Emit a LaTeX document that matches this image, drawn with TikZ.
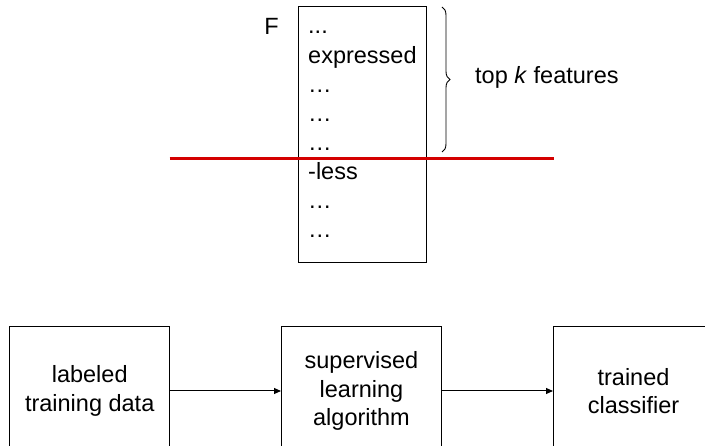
\documentclass[tikz,border=0pt]{standalone}
\usepackage{fontspec}
\setmainfont{Liberation Sans}
\usetikzlibrary{arrows.meta,decorations.pathreplacing}
\definecolor{redline}{RGB}{212,0,0}
\tikzset{
  txt/.style={font=\fontsize{23.5}{28.5}\selectfont, inner sep=0pt},
  listitem/.style={txt, anchor=base west},
  blockbox/.style={draw=black, line width=1pt, txt, align=center, minimum height=128pt},
  flow/.style={line width=1pt, -{Triangle[length=7pt,width=6pt]}},
}
\begin{document}
\begin{tikzpicture}[x=1pt,y=-1pt]
\useasboundingbox (0,0) rectangle (705,446);
\clip (0,0) rectangle (705,446);
% feature list box
\node[draw=black, line width=1pt, minimum width=128pt, minimum height=256pt, inner sep=0pt] (fbox) at (362,135) {};
\node[txt, anchor=base] (flabel) at (271.5,35) {F};
\node[listitem] (l1) at (308,34) {...};
\node[listitem] (l2) at (308,64) {expressed};
\node[listitem] (l3) at (308,93) {…};
\node[listitem] (l4) at (308,122) {…};
\node[listitem] (l5) at (308,151) {…};
\node[listitem] (l6) at (308,180) {-less};
\node[listitem] (l7) at (308,209) {…};
\node[listitem] (l8) at (308,238) {…};
% brace
\coordinate (btop) at (442,7);
\coordinate (bbot) at (442,152);
\draw[line width=0.9pt, decorate, decoration={brace, amplitude=8pt}] (btop) -- (bbot);
\node[txt, anchor=west] (topk) at (475,77) {top \textit{k} features};
% cut line
\coordinate (rl) at (169.5,159);
\coordinate (rr) at (553.5,159);
\draw[redline, line width=3pt] (rl) -- (rr);
% pipeline
\node[blockbox, minimum width=160.5pt] (b1) at (89.7,391) {labeled\\training data};
\node[blockbox, minimum width=160pt] (b2) at (361.5,391) {supervised\\learning\\algorithm};
\node[blockbox, minimum width=160pt] (b3) at (633.5,391) {trained\\classifier};
\draw[flow] (b1.east) -- (b2.west);
\draw[flow] (b2.east) -- (b3.west);
\end{tikzpicture}
\end{document}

What to produce: Retype the listing exactly. Pictures do not belong in the copy.

Exercise solution:
Emit a LaTeX document that matches this image, drawn with TikZ.
\documentclass[tikz,border=0pt]{standalone}
\usepackage{fontspec}
\setmainfont{Liberation Sans}
\usetikzlibrary{arrows.meta,decorations.pathreplacing}
\definecolor{redline}{RGB}{212,0,0}
\tikzset{
  txt/.style={font=\fontsize{23.5}{28.5}\selectfont, inner sep=0pt},
  listitem/.style={txt, anchor=base west},
  blockbox/.style={draw=black, line width=1pt, txt, align=center, minimum height=128pt},
  flow/.style={line width=1pt, -{Triangle[length=7pt,width=6pt]}},
}
\begin{document}
\begin{tikzpicture}[x=1pt,y=-1pt]
\useasboundingbox (0,0) rectangle (705,446);
\clip (0,0) rectangle (705,446);
% feature list box
\node[draw=black, line width=1pt, minimum width=128pt, minimum height=256pt, inner sep=0pt] (fbox) at (362,135) {};
\node[txt, anchor=base] (flabel) at (271.5,35) {F};
\node[listitem] (l1) at (308,34) {...};
\node[listitem] (l2) at (308,64) {expressed};
\node[listitem] (l3) at (308,93) {…};
\node[listitem] (l4) at (308,122) {…};
\node[listitem] (l5) at (308,151) {…};
\node[listitem] (l6) at (308,180) {-less};
\node[listitem] (l7) at (308,209) {…};
\node[listitem] (l8) at (308,238) {…};
% brace
\coordinate (btop) at (442,7);
\coordinate (bbot) at (442,152);
\draw[line width=0.9pt, decorate, decoration={brace, amplitude=8pt}] (btop) -- (bbot);
\node[txt, anchor=west] (topk) at (475,77) {top \textit{k} features};
% cut line
\coordinate (rl) at (169.5,159);
\coordinate (rr) at (553.5,159);
\draw[redline, line width=3pt] (rl) -- (rr);
% pipeline
\node[blockbox, minimum width=160.5pt] (b1) at (89.7,391) {labeled\\training data};
\node[blockbox, minimum width=160pt] (b2) at (361.5,391) {supervised\\learning\\algorithm};
\node[blockbox, minimum width=160pt] (b3) at (633.5,391) {trained\\classifier};
\draw[flow] (b1.east) -- (b2.west);
\draw[flow] (b2.east) -- (b3.west);
\end{tikzpicture}
\end{document}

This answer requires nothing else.